Abschied mit Solo (Freundeskreis-Talk vom 18.10.2024)
Thierry Stöckel war seit 1989 1. Konzertmeister des Philharmonischen Orchesters Heidelberg.
35 Jahre lang saß der Franzose Thierry Stöckel am Pult des 1. Konzertmeisters beim Philharmonischen Orchester Heidelberg. Dass sie ihn vermissen werden, wissen die Mitglieder des Freundeskreises schon, auch wenn sie ihn in Schwetzingen noch bei den beliebten, von ihm verantworteten Weihnachtskonzerten hören können.
Dass er die Geige im Ruhestand sowieso nicht einfach zur Seite legen wird, ist klar. „Ich werde kochen, trinken, reisen – und ich werde immer Geige spielen“, sagte Stöckel beim Freundeskreis-Talk im Orchestersaal, bei dem ihn Intendant Holger Schultze und Annette Trabold, die stellvertretende Vorsitzende des Freundeskreises, zu Vergangenheit und Zukunft befragten. Der Beruf ist für ihn ganz klar Leidenschaft.
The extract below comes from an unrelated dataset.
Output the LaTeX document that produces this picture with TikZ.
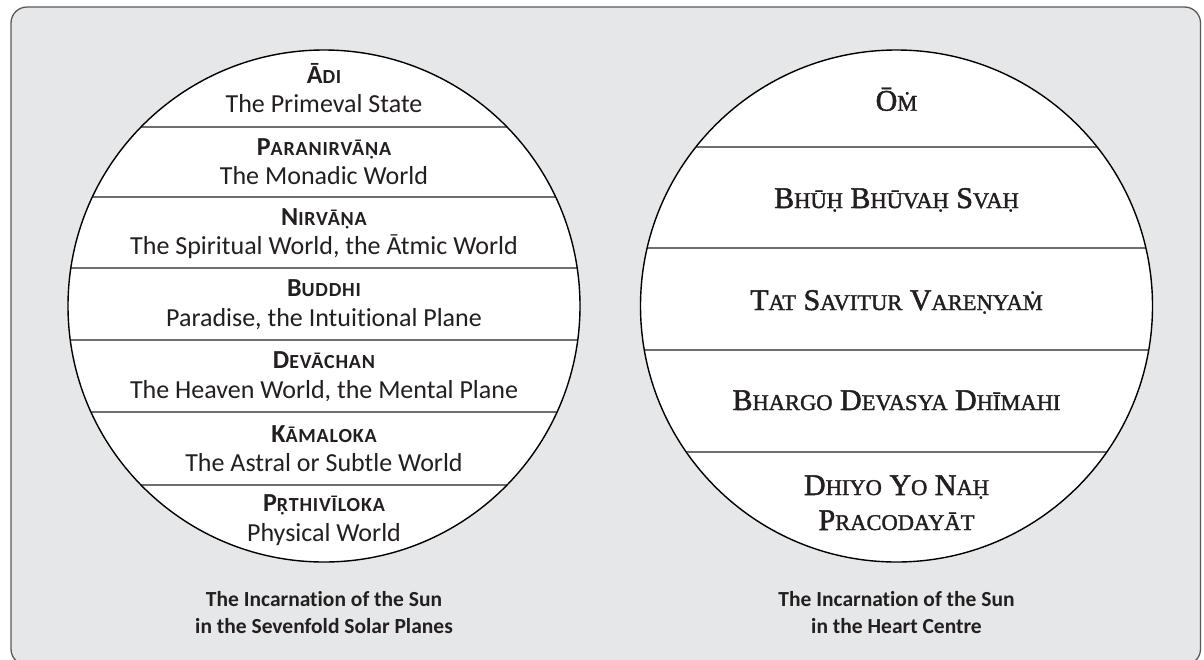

Zur Geige kam Stöckel, weil er sich mit seinem älteren Bruder immer über den Platz am Klavier stritt. Da teilte ihm die Mutter, die Orgel spielte, ein anderes Instrument zu. „Ich war sofort zufrieden mit der Entscheidung, ich war sehr stolz und hatte eine super Lehrerin.“ Als Dreizehnjähriger übte er bereits fünf Stunden täglich. Schon vor dem Abitur nahm ihn sein Professor aus Brüssel mit zu Festivals in Spanien. Später spielte er in verschiedenen Orchestern in Frankreich, ehe er sich 1989 auf die Konzertmeisterstelle in Heidelberg bewarb. „Ich wollte immer vorn sein. Als Konzertmeister habe ich meine Freiheit gefunden. Ich kann meinen Bogenstrich spielen und nicht den der anderen.“
Im Orchester in Heidelberg – am dritten Pult – fand er auch seine große Liebe, die amerikanische Geigerin Lisa Nielson. Von da an wurde im Haus Stöckel/Nielson zu zweit gegeigt, „sie oben, ich unten“. Der gemeinsame Sohn wählte als Instrument lieber das Cello mit seinen tieferen Tönen. „Er war begabt, aber er spielte lieber Basketball. Ich fand das gut so“, sagt Stöckel.
Er selbst übt oft fünf Stunden täglich und schmunzelt: „Sonst geht es mir nicht gut; ich kriege schlechte Laune.“ Seine beste Zeit dazu ist vormittags, und am liebsten übt er die schweren Stellen in einem Zimmer im Theater, wo er auch überlegt, was sich der Dirigent wohl so vorstellt und was davon er dem Orchester weitergeben wird. Mit dem neuen Chef, Mino Marani, ist Thierry Stöckel glücklich: „Er bringt frische Luft, er ist ein wunderbarer Dirigent.“
Die Barockmusik, die ein Teil des Orchesters beim Festival in Schwetzingen spiele, habe die Musiker weitergebracht, findet er. „Wir haben eine hohe Flexibilität gelernt, wir können verschiedene Versionen spielen.“ Seit 16 Jahren machen sie das – „es bringt uns was für den Rest der Spielzeit.“ Fasziniert ist Stöckel auch, wenn er die Geige von Wilhelm Cramer aus dem Kurpfälzischen Hoforchester in Mannheim vom Ende des 18. Jahrhunderts spielen kann. Der Präklassik-Bogen sei schwerer an der Spitze. „Es ist sehr interessant. Manche Konzerte kann man mit diesem Bogen besser spielen.“
Dass Stöckel mit dem Heidelberger Mäzen Wolfgang Marguerre zusammen Musik macht und dass es ihm gelang, in einer schwierigen Zeit dessen Unterstützung für die Kultur in Heidelberg zu finden, kam im Freundeskreis-Talk ebenfalls zur Sprache. Oder das, was alles von der Bühne in den Orchestergraben fallen kann. Oder wie man sich zu unsympathischen Dirigenten verhält („Ich kann dann nicht mit der Seele spielen.“). Dazu lobte der Konzertmeister sein Orchester („wirklich super“) und auch sein Publikum („es ist so treu, wirklich unglaublich“).
Am 31. Oktober ist Thierry Stöckels letzter Arbeitstag, zwei Tage nach seinem 66. Geburtstag. Beim 2. Philharmonischen Konzert am 30. und 31. Oktober im Heidelberg Congress Center verabschiedet er sich mit dem Violinen-Solo in Rimski-Korsakows „Scheherazade“.